A number of people in our culture secretly believe they have ADHD, have been diagnosed with it, or have simply accepted that paying attention for any length of time is not their strong suit. The evidence to support these claims is usually poor performance in school or work when extended concentration is necessary, especially the inability to get through required reading. Many get down on themselves or laugh at their distractedness because they spend inordinate amounts of time on the same few paragraphs, their thoughts drifting off on some tangent. All of a sudden they startle, come back to the moment, realize they have absorbed nothing, and start over on the same paragraph, only to repeat the cycle.

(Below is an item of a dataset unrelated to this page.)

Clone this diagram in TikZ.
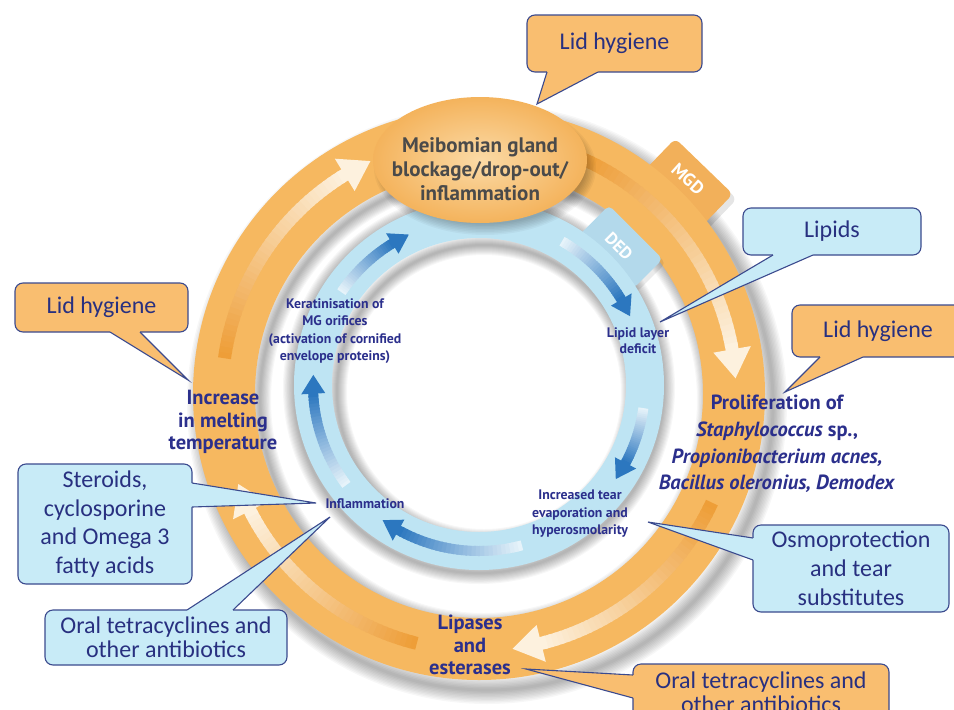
\documentclass[tikz,border=0pt]{standalone}
\usepackage{fontspec}
\setmainfont{Carlito}
\newfontfamily\labf{PT Sans}
\usetikzlibrary{calc}
\definecolor{ringO}{HTML}{F6B860}
\definecolor{calO}{HTML}{F9BE70}
\definecolor{ringB}{HTML}{BEE4F3}
\definecolor{calB}{HTML}{C8EBF7}
\definecolor{navy}{HTML}{2B2F8C}
\definecolor{calText}{HTML}{283080}
\definecolor{edge}{HTML}{3B4A8E}
\definecolor{bdark}{HTML}{2C77BF}
\definecolor{blight}{HTML}{E6F3FA}
\definecolor{odark}{HTML}{EE9E38}
\definecolor{olight}{HTML}{FDF1DE}
\definecolor{ellIn}{HTML}{FBDAA6}
\definecolor{ellOut}{HTML}{F4B35C}
\definecolor{ellText}{HTML}{4A4A4A}
\definecolor{tabO}{HTML}{F2B05A}
\definecolor{tabB}{HTML}{B3D9EB}

\tikzset{
 callO/.style={draw=edge, line width=1.1pt, fill=calO, rounded corners=8pt, text=calText, align=center, inner sep=0pt},
 callB/.style={callO, fill=calB},
 cfont/.style={font=\fontsize{24}{#1}\selectfont},
 ringlab/.style={text=navy, font=\labf\bfseries\fontsize{20.5}{22.5}\selectfont, align=center, inner sep=0pt},
 innerlab/.style={text=navy, font=\labf\bfseries\fontsize{13.8}{17.5}\selectfont, align=center, inner sep=0pt},
 tablab/.style={text=white, font=\labf\bfseries\fontsize{18}{18}\selectfont, inner sep=0pt},
 ptr/.style={draw=edge, line width=1.1pt, line join=miter},
}

% soft shadow made of stacked translucent strokes
\newcommand\softring[4]{%
  \foreach \k in {1,...,10}{%
    \pgfmathsetmacro\lw{#4*\k/10}%
    \draw[black, opacity=0.03, line width=\lw pt] (#1,#2) circle[radius=#3];
  }}

% blue gradient arrow on the DED ring (clockwise)
\newcommand\barrow[3]{%
 \foreach \i in {0,...,29}{%
   \pgfmathsetmacro\sa{#1+(#2-#1)*\i/30}%
   \pgfmathsetmacro\sb{#1+(#2-#1)*(\i+1.4)/30}%
   \pgfmathtruncatemacro\pc{100*\i/29}%
   \draw[line width=10pt, bdark!\pc!blight] plot[domain=\sa:\sb, samples=5] ({479+166*cos(\x)},{385-166*sin(\x)});
 }%
 \fill[bdark] ({479+178*cos(#2)},{385-178*sin(#2)}) -- ({479+166*cos(#3)},{385-166*sin(#3)}) -- ({479+154*cos(#2)},{385-154*sin(#2)}) -- cycle;
}
% orange gradient arrow on the MGD ring (clockwise)
\newcommand\oarrow[3]{%
 \foreach \i in {0,...,39}{%
   \pgfmathsetmacro\sa{#1+(#2-#1)*\i/40}%
   \pgfmathsetmacro\sb{#1+(#2-#1)*(\i+1.4)/40}%
   \pgfmathtruncatemacro\pc{100*\i/39}%
   \draw[line width=13pt, olight!\pc!odark] plot[domain=\sa:\sb, samples=5] ({479+257*cos(\x)},{394-257*sin(\x)});
 }%
 \fill[olight] ({479+276*cos(#2)},{394-276*sin(#2)}) -- ({479+257*cos(#3)},{394-257*sin(#3)}) -- ({479+238*cos(#2)},{394-238*sin(#2)}) -- cycle;
}
% callout pointer: fill colour, base1, base2, tip, inward shift
\newcommand\callptr[6]{%
  \fill[#1] ($(#2)+(#5,#6)$) -- (#2) -- (#4) -- (#3) -- ($(#3)+(#5,#6)$) -- cycle;
  \draw[ptr] (#2) -- (#4) -- (#3);
}

\begin{document}
\begin{tikzpicture}[x=1pt,y=-1pt]
\useasboundingbox (0,0) rectangle (954,710);
\clip (0,0) rectangle (954,710);
\fill[white] (0,0) rectangle (954,710);

% ---- shadows under the MGD ring
\softring{487}{404}{286}{28}
\softring{484}{400}{224}{22}

% ---- MGD tab (behind ring)
\fill[black, opacity=0.10, rounded corners=6pt, rotate around={-44:(690,190)}] (650,164) rectangle (730,216);
\fill[tabO, rounded corners=6pt, rotate around={-44:(686,185)}] (646,159) rectangle (726,211);

% ---- MGD ring
\fill[ringO, even odd rule] (479,394) circle[radius=286] (479,394) circle[radius=224];

% ---- DED tab and ring
\softring{479}{388}{185}{22}
\fill[black, opacity=0.08, rounded corners=5pt, rotate around={-45:(624,251)}] (586,230) rectangle (662,272);
\fill[tabB, rounded corners=5pt, rotate around={-45:(621,247)}] (583,226) rectangle (659,268);
\softring{484}{392}{147}{20}
\fill[ringB, even odd rule] (479,385) circle[radius=185] (479,385) circle[radius=147];

\node[tablab, rotate=-42] (mgdtxt) at (688,179) {MGD};
\node[tablab, font=\labf\bfseries\fontsize{17}{17}\selectfont, rotate=-45] (dedtxt) at (619,246) {DED};

% ---- blue arrows (DED cycle)
\barrow{60}{31}{24.5}
\barrow{-8}{-28}{-34.5}
\barrow{-75}{-119}{-125.5}
\barrow{-143}{-177}{-183.5}
\barrow{146}{121.5}{115}

% ---- orange arrows (MGD cycle)
\oarrow{172}{121.5}{115}
\oarrow{66}{10}{3.5}
\oarrow{-25}{-76}{-82.5}
\oarrow{-104}{-153}{-159.5}

% ---- central ellipse
\foreach \k in {0,...,7}{\fill[black, opacity=0.035] (485,168) ellipse[x radius={111-\k*1.5}, y radius={67-\k*1.5}];}
\shade[inner color=ellIn, outer color=ellOut] (480,160) ellipse[x radius=107, y radius=63];
\node[ringlab, text=ellText, font=\labf\bfseries\fontsize{21}{24}\selectfont] (mgb) at (480,169) {Meibomian gland\\blockage/drop-out/\\inflammation};

% ---- ring labels
\node[ringlab] (melt) at (223,422) {Increase\\in melting\\temperature};
\node[ringlab, font=\labf\bfseries\fontsize{20.5}{26.7}\selectfont] (prolif) at (777,444) {Proliferation of\\\textit{Staphylococcus} sp.,\\\textit{Propionibacterium acnes,}\\\textit{Bacillus oleronius, Demodex}};
\node[ringlab] (lipases) at (470,645) {Lipases\\and\\esterases};
\node[innerlab] (kerat) at (335,331) {Keratinisation of\\MG orifices\\(activation of cornified\\envelope proteins)};
\node[innerlab, font=\labf\bfseries\fontsize{13.8}{16}\selectfont] (lld) at (638,341) {Lipid layer\\deficit};
\node[innerlab] (tear) at (580,514) {Increased tear\\evaporation and\\hyperosmolarity};
\node[innerlab] (infl) at (365,504) {Inflammation};

% ---- callouts
\node[callO, cfont=28, minimum width=175, minimum height=57] (lidTop) at (614.5,43.5) {Lid hygiene};
\coordinate (lidTopA) at (547,72); \coordinate (lidTopB) at (598,72); \coordinate (lidTopTip) at (537,104);
\callptr{calO}{lidTopA}{lidTopB}{lidTopTip}{0}{-3}

\node[callO, cfont=28, minimum width=173, minimum height=49] (lidLeft) at (101.5,307.5) {Lid hygiene};
\coordinate (lidLeftA) at (110,332); \coordinate (lidLeftB) at (140,332); \coordinate (lidLeftTip) at (188,380);
\callptr{calO}{lidLeftA}{lidLeftB}{lidLeftTip}{0}{-3}

\node[callO, cfont=28, minimum width=172, minimum height=52] (lidRight) at (878,331) {Lid hygiene};
\coordinate (lidRightA) at (820,357); \coordinate (lidRightB) at (863,357); \coordinate (lidRightTip) at (785,392);
\callptr{calO}{lidRightA}{lidRightB}{lidRightTip}{0}{-3}

\node[callB, cfont=28, minimum width=178, minimum height=47] (lipids) at (832,231.5) {Lipids};
\coordinate (lipidsA) at (773,255); \coordinate (lipidsB) at (813,255); \coordinate (lipidsTip) at (660,322);
\callptr{calB}{lipidsA}{lipidsB}{lipidsTip}{0}{-3}

\node[callB, cfont=29, minimum width=196, minimum height=87] (osmo) at (851,568.5) {Osmoprotection\\and tear\\substitutes};
\coordinate (osmoA) at (753,538); \coordinate (osmoB) at (753,560); \coordinate (osmoTip) at (648,522);
\callptr{calB}{osmoA}{osmoB}{osmoTip}{3}{0}

\node[callB, cfont=28.5, minimum width=174, minimum height=120] (steroids) at (105,524) {Steroids,\\cyclosporine\\and Omega 3\\fatty acids};
\coordinate (steroidsA) at (192,483); \coordinate (steroidsB) at (192,507); \coordinate (steroidsTip) at (316,503);
\callptr{calB}{steroidsA}{steroidsB}{steroidsTip}{-3}{0}

\node[callB, cfont=24, minimum width=242, minimum height=55] (oralL) at (166,637.5) {Oral tetracyclines and\\other antibiotics};
\coordinate (oralLA) at (187,610); \coordinate (oralLB) at (233,610); \coordinate (oralLTip) at (330,517);
\callptr{calB}{oralLA}{oralLB}{oralLTip}{0}{3}

\node[callO, cfont=24, minimum width=256, minimum height=60] (oralR) at (761,694) {};
\node[text=calText, align=center, inner sep=0pt, cfont=24] (oralRtxt) at (761,692) {Oral tetracyclines and\\other antibiotics};
\coordinate (oralRA) at (633,675); \coordinate (oralRB) at (633,698); \coordinate (oralRTip) at (526,669);
\callptr{calO}{oralRA}{oralRB}{oralRTip}{3}{0}
\end{tikzpicture}
\end{document}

The easy answer is ADHD and the easy solution is medication. But I think in many cases there is something else equally obvious going on that no one wants to see, mainly because of cultural expectations of what intelligence, success, and worthwhile areas of study are. These people are simply not passionate about or really even interested in the subject matter they are trying to stay focused on. If you get them talking about something they love everything changes and they can stay on topic indefinitely. These same people, when reading for pleasure, have no problems with concentration and cruise through books without getting distracted.
Clearly in these cases the ability to concentrate is present, and the real issue is what they are trying to force themselves to concentrate on. We all have different skill sets and different interests that make us feel passionately involved and hungry for more. Some of us never fully explore the different routes we can take, usually because of the intense pressure we feel from our families and from society. But if you are not truly drawn forward by the subject matter, how on earth are you going to keep focused on its minute details for hours on end?
The diagnosis of ADHD has reached epidemic levels and from an existential point of view something vitally important is lost, which is taking the time to self-reflect and decide on a path that really fits who you are. Instead you conform to societal expectations and are given that extra boost of concentration to stay focused on the subject matter even though you will never feel passionately engaged with it. We are not saying that ADHD doesn’t exist or that medication hasn’t been truly helpful and necessary for some people, but we are saying that it’s an easy answer for behavioral and attention problems and often misses what is really going on.